Tuesday, October 6, 2009
Soul-Recovery
I wanted to discover a new room in my soul, but I found instead an old room suffering from neglect. I went to the country to pray—away from my office, from schedules and conversations and anxiety. I was going to build on an extension to my life: a new soul room that I could slip into when I needed a great deepening. I soon discovered it doesn’t work that way. The most praying I can say I have done is that I refrained from incessant working.
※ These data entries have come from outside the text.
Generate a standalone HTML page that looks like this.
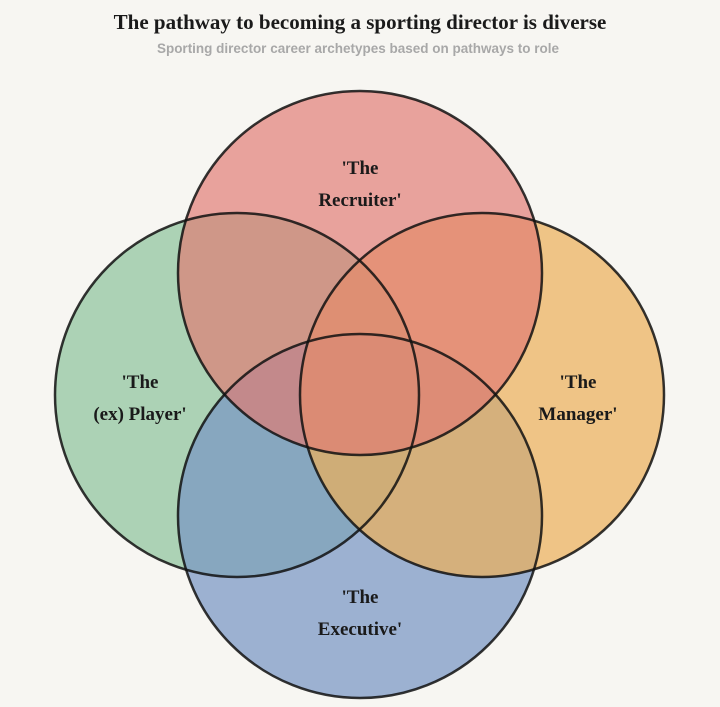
<!DOCTYPE html>
<html><head><meta charset="utf-8"><style>
body{margin:0;background:#f7f6f2;width:720px;height:702px;overflow:hidden}
</style></head><body>
<svg width="720" height="702" xmlns="http://www.w3.org/2000/svg">
<rect width="720" height="702" fill="#f7f6f2"/>
<text x="360" y="29" text-anchor="middle" font-family="Liberation Serif, serif" font-weight="bold" font-size="21" fill="#1a1a1a">The pathway to becoming a sporting director is diverse</text>
<text x="358" y="53" text-anchor="middle" font-family="Liberation Sans, sans-serif" font-weight="bold" font-size="13.5" fill="#a8a8a8">Sporting director career archetypes based on pathways to role</text>
<g>
<circle cx="237" cy="395" r="182" fill="#8fc49c" fill-opacity="0.72"/>
<circle cx="360" cy="516" r="182" fill="#7896c4" fill-opacity="0.72"/>
<circle cx="482" cy="395" r="182" fill="#ecb05c" fill-opacity="0.72"/>
<circle cx="360" cy="273" r="182" fill="#e07a73" fill-opacity="0.68"/>
</g>
<g fill="none" stroke="#111" stroke-width="2.5" stroke-opacity="0.85">
<circle cx="237" cy="395" r="182"/>
<circle cx="360" cy="516" r="182"/>
<circle cx="482" cy="395" r="182"/>
<circle cx="360" cy="273" r="182"/>
</g>
<g font-family="Liberation Serif, serif" font-weight="bold" font-size="19" fill="#1a1a1a" text-anchor="middle">
<text x="360" y="174">'The</text><text x="360" y="206">Recruiter'</text>
<text x="140" y="388">'The</text><text x="140" y="420">(ex) Player'</text>
<text x="578" y="388">'The</text><text x="578" y="420">Manager'</text>
<text x="360" y="603">'The</text><text x="360" y="635">Executive'</text>
</g>
</svg>
</body></html>
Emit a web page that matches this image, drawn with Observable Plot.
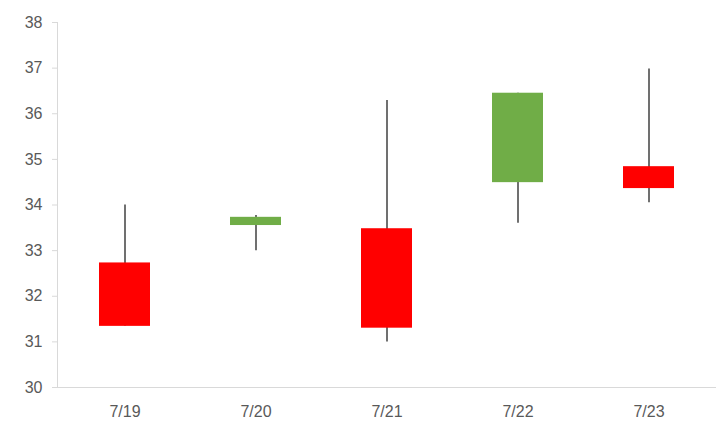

I sat quietly in an easy chair and gazed out into the meadow mindlessly. Was that prayer? I slowly cooked up a comfortable pot of soup. Was that praying? I read from the scriptures and from Eckhart Tolle’s book, The New Earth. I read slowly not trying to figure out the meaning of each sentence. I read as though I was walking though a garden keeping company with the plants and flowers. Was that prayer? I fed the donkey slices of apples and pears. Was that prayer? I sat by the pond and watched the mist rising up shrouding the old bench with a mystical ambience. Was that prayer? I sat in candle light trying to be present to the age-old mystery that ever so sweetly haunts me without end—always the mystifying haunting. Was that prayer?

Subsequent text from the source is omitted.